== Written task ==
Pictures do not belong in the copy; restate the records below word for word.

== Given data ==
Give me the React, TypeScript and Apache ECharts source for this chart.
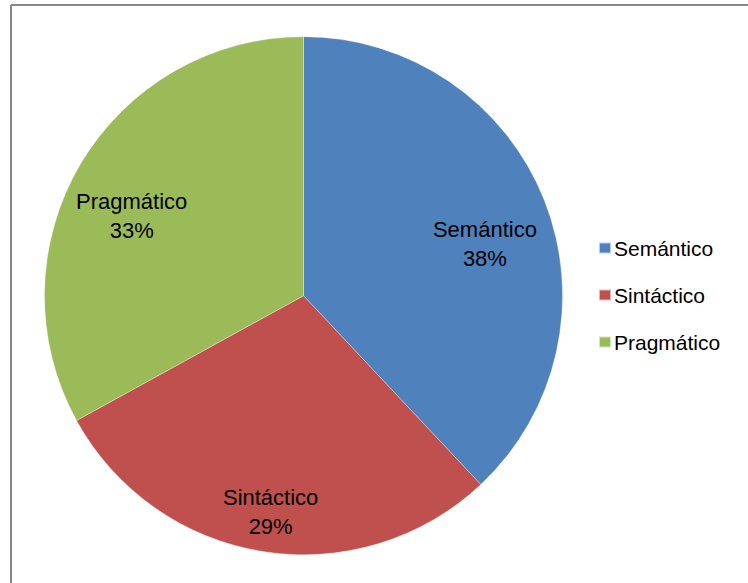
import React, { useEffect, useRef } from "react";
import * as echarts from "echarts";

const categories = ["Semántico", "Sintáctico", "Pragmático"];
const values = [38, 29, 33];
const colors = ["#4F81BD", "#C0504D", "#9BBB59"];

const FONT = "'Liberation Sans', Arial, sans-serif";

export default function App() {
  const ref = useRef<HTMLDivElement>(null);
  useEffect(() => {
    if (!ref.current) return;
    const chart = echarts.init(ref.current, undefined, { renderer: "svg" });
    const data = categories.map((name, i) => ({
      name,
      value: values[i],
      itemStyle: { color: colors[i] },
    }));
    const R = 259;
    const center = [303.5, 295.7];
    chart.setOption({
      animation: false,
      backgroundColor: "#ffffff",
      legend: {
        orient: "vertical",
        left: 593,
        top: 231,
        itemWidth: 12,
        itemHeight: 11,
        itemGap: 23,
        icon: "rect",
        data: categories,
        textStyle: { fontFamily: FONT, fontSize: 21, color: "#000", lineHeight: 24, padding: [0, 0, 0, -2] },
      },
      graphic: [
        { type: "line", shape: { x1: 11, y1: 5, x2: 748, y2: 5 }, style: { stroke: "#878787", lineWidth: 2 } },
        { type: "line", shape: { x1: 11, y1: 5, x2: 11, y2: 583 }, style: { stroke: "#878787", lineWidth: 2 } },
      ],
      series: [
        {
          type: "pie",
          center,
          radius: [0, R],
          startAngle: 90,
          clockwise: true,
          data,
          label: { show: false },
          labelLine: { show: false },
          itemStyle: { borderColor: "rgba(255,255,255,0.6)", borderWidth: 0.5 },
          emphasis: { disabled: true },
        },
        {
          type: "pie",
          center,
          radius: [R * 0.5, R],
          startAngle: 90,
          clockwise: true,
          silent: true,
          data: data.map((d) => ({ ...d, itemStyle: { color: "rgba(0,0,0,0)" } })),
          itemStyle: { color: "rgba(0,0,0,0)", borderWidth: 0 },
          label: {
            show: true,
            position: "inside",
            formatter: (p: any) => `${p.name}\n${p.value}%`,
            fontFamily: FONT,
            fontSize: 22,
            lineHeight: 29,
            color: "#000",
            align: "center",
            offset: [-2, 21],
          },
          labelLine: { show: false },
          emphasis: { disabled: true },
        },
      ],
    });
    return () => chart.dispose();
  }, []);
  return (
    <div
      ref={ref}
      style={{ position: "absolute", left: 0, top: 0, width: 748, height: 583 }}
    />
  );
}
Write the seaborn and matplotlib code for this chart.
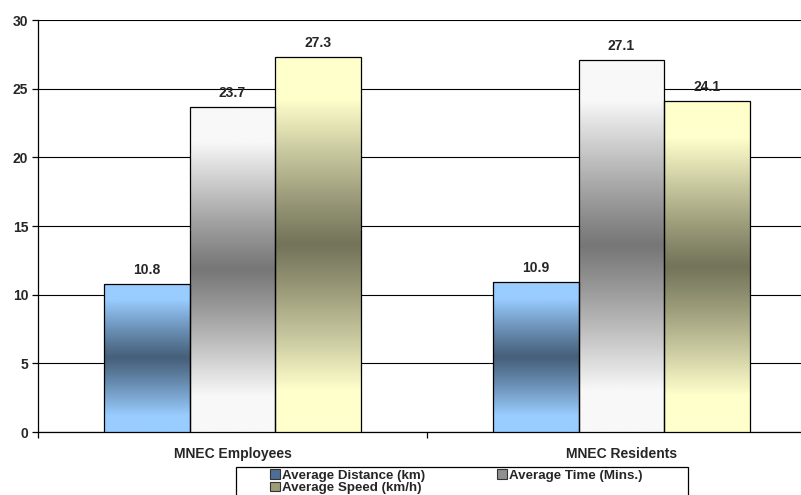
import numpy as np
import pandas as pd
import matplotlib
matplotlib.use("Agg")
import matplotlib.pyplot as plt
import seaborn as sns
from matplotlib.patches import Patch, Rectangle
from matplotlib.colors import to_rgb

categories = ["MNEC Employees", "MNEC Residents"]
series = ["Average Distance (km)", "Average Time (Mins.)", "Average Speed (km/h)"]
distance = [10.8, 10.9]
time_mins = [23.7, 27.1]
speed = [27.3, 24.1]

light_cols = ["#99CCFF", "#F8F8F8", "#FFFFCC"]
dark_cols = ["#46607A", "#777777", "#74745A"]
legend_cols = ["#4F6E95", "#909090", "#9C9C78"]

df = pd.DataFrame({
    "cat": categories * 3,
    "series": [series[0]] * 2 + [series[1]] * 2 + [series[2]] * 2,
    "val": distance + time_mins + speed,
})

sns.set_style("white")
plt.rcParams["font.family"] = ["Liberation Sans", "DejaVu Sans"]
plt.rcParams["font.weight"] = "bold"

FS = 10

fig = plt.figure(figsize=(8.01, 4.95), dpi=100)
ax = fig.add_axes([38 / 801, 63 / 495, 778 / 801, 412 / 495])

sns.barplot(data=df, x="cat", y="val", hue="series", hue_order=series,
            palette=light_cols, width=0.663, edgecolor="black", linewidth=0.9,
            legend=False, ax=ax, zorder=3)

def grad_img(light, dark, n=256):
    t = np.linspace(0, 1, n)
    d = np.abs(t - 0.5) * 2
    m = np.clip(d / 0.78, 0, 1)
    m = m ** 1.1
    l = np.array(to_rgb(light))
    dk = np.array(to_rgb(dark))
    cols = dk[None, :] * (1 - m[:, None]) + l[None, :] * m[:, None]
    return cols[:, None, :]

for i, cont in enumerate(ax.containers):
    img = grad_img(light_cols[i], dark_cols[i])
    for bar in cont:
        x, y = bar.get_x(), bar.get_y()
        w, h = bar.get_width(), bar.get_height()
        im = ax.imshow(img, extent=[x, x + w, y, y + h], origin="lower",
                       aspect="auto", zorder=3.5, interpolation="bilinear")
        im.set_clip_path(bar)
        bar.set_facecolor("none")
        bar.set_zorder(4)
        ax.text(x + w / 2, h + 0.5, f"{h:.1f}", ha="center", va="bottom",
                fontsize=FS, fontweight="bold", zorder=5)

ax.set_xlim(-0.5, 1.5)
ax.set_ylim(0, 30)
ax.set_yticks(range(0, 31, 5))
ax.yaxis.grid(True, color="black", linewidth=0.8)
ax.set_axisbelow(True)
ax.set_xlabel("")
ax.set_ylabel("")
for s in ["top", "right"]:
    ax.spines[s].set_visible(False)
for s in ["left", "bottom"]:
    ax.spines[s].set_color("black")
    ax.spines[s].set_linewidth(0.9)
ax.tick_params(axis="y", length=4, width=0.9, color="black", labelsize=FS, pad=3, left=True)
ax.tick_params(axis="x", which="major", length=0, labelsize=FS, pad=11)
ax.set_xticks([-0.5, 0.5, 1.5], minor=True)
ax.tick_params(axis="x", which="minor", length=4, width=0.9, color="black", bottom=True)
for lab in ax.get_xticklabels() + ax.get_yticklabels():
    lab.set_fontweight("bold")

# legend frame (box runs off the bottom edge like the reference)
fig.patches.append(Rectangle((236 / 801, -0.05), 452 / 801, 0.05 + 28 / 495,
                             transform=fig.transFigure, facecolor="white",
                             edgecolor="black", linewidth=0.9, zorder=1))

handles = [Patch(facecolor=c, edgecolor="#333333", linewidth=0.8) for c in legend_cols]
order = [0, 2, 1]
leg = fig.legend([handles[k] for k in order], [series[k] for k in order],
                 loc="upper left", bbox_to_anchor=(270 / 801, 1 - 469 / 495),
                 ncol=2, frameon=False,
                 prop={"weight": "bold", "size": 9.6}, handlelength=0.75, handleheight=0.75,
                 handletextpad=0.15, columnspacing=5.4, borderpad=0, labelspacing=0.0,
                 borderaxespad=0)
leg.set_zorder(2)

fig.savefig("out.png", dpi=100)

== Response to this task ==
Give me the React, TypeScript and Apache ECharts source for this chart.
import React, { useEffect, useRef } from "react";
import * as echarts from "echarts";

const categories = ["Semántico", "Sintáctico", "Pragmático"];
const values = [38, 29, 33];
const colors = ["#4F81BD", "#C0504D", "#9BBB59"];

const FONT = "'Liberation Sans', Arial, sans-serif";

export default function App() {
  const ref = useRef<HTMLDivElement>(null);
  useEffect(() => {
    if (!ref.current) return;
    const chart = echarts.init(ref.current, undefined, { renderer: "svg" });
    const data = categories.map((name, i) => ({
      name,
      value: values[i],
      itemStyle: { color: colors[i] },
    }));
    const R = 259;
    const center = [303.5, 295.7];
    chart.setOption({
      animation: false,
      backgroundColor: "#ffffff",
      legend: {
        orient: "vertical",
        left: 593,
        top: 231,
        itemWidth: 12,
        itemHeight: 11,
        itemGap: 23,
        icon: "rect",
        data: categories,
        textStyle: { fontFamily: FONT, fontSize: 21, color: "#000", lineHeight: 24, padding: [0, 0, 0, -2] },
      },
      graphic: [
        { type: "line", shape: { x1: 11, y1: 5, x2: 748, y2: 5 }, style: { stroke: "#878787", lineWidth: 2 } },
        { type: "line", shape: { x1: 11, y1: 5, x2: 11, y2: 583 }, style: { stroke: "#878787", lineWidth: 2 } },
      ],
      series: [
        {
          type: "pie",
          center,
          radius: [0, R],
          startAngle: 90,
          clockwise: true,
          data,
          label: { show: false },
          labelLine: { show: false },
          itemStyle: { borderColor: "rgba(255,255,255,0.6)", borderWidth: 0.5 },
          emphasis: { disabled: true },
        },
        {
          type: "pie",
          center,
          radius: [R * 0.5, R],
          startAngle: 90,
          clockwise: true,
          silent: true,
          data: data.map((d) => ({ ...d, itemStyle: { color: "rgba(0,0,0,0)" } })),
          itemStyle: { color: "rgba(0,0,0,0)", borderWidth: 0 },
          label: {
            show: true,
            position: "inside",
            formatter: (p: any) => `${p.name}\n${p.value}%`,
            fontFamily: FONT,
            fontSize: 22,
            lineHeight: 29,
            color: "#000",
            align: "center",
            offset: [-2, 21],
          },
          labelLine: { show: false },
          emphasis: { disabled: true },
        },
      ],
    });
    return () => chart.dispose();
  }, []);
  return (
    <div
      ref={ref}
      style={{ position: "absolute", left: 0, top: 0, width: 748, height: 583 }}
    />
  );
}
Write the seaborn and matplotlib code for this chart.
import numpy as np
import pandas as pd
import matplotlib
matplotlib.use("Agg")
import matplotlib.pyplot as plt
import seaborn as sns
from matplotlib.patches import Patch, Rectangle
from matplotlib.colors import to_rgb

categories = ["MNEC Employees", "MNEC Residents"]
series = ["Average Distance (km)", "Average Time (Mins.)", "Average Speed (km/h)"]
distance = [10.8, 10.9]
time_mins = [23.7, 27.1]
speed = [27.3, 24.1]

light_cols = ["#99CCFF", "#F8F8F8", "#FFFFCC"]
dark_cols = ["#46607A", "#777777", "#74745A"]
legend_cols = ["#4F6E95", "#909090", "#9C9C78"]

df = pd.DataFrame({
    "cat": categories * 3,
    "series": [series[0]] * 2 + [series[1]] * 2 + [series[2]] * 2,
    "val": distance + time_mins + speed,
})

sns.set_style("white")
plt.rcParams["font.family"] = ["Liberation Sans", "DejaVu Sans"]
plt.rcParams["font.weight"] = "bold"

FS = 10

fig = plt.figure(figsize=(8.01, 4.95), dpi=100)
ax = fig.add_axes([38 / 801, 63 / 495, 778 / 801, 412 / 495])

sns.barplot(data=df, x="cat", y="val", hue="series", hue_order=series,
            palette=light_cols, width=0.663, edgecolor="black", linewidth=0.9,
            legend=False, ax=ax, zorder=3)

def grad_img(light, dark, n=256):
    t = np.linspace(0, 1, n)
    d = np.abs(t - 0.5) * 2
    m = np.clip(d / 0.78, 0, 1)
    m = m ** 1.1
    l = np.array(to_rgb(light))
    dk = np.array(to_rgb(dark))
    cols = dk[None, :] * (1 - m[:, None]) + l[None, :] * m[:, None]
    return cols[:, None, :]

for i, cont in enumerate(ax.containers):
    img = grad_img(light_cols[i], dark_cols[i])
    for bar in cont:
        x, y = bar.get_x(), bar.get_y()
        w, h = bar.get_width(), bar.get_height()
        im = ax.imshow(img, extent=[x, x + w, y, y + h], origin="lower",
                       aspect="auto", zorder=3.5, interpolation="bilinear")
        im.set_clip_path(bar)
        bar.set_facecolor("none")
        bar.set_zorder(4)
        ax.text(x + w / 2, h + 0.5, f"{h:.1f}", ha="center", va="bottom",
                fontsize=FS, fontweight="bold", zorder=5)

ax.set_xlim(-0.5, 1.5)
ax.set_ylim(0, 30)
ax.set_yticks(range(0, 31, 5))
ax.yaxis.grid(True, color="black", linewidth=0.8)
ax.set_axisbelow(True)
ax.set_xlabel("")
ax.set_ylabel("")
for s in ["top", "right"]:
    ax.spines[s].set_visible(False)
for s in ["left", "bottom"]:
    ax.spines[s].set_color("black")
    ax.spines[s].set_linewidth(0.9)
ax.tick_params(axis="y", length=4, width=0.9, color="black", labelsize=FS, pad=3, left=True)
ax.tick_params(axis="x", which="major", length=0, labelsize=FS, pad=11)
ax.set_xticks([-0.5, 0.5, 1.5], minor=True)
ax.tick_params(axis="x", which="minor", length=4, width=0.9, color="black", bottom=True)
for lab in ax.get_xticklabels() + ax.get_yticklabels():
    lab.set_fontweight("bold")

# legend frame (box runs off the bottom edge like the reference)
fig.patches.append(Rectangle((236 / 801, -0.05), 452 / 801, 0.05 + 28 / 495,
                             transform=fig.transFigure, facecolor="white",
                             edgecolor="black", linewidth=0.9, zorder=1))

handles = [Patch(facecolor=c, edgecolor="#333333", linewidth=0.8) for c in legend_cols]
order = [0, 2, 1]
leg = fig.legend([handles[k] for k in order], [series[k] for k in order],
                 loc="upper left", bbox_to_anchor=(270 / 801, 1 - 469 / 495),
                 ncol=2, frameon=False,
                 prop={"weight": "bold", "size": 9.6}, handlelength=0.75, handleheight=0.75,
                 handletextpad=0.15, columnspacing=5.4, borderpad=0, labelspacing=0.0,
                 borderaxespad=0)
leg.set_zorder(2)

fig.savefig("out.png", dpi=100)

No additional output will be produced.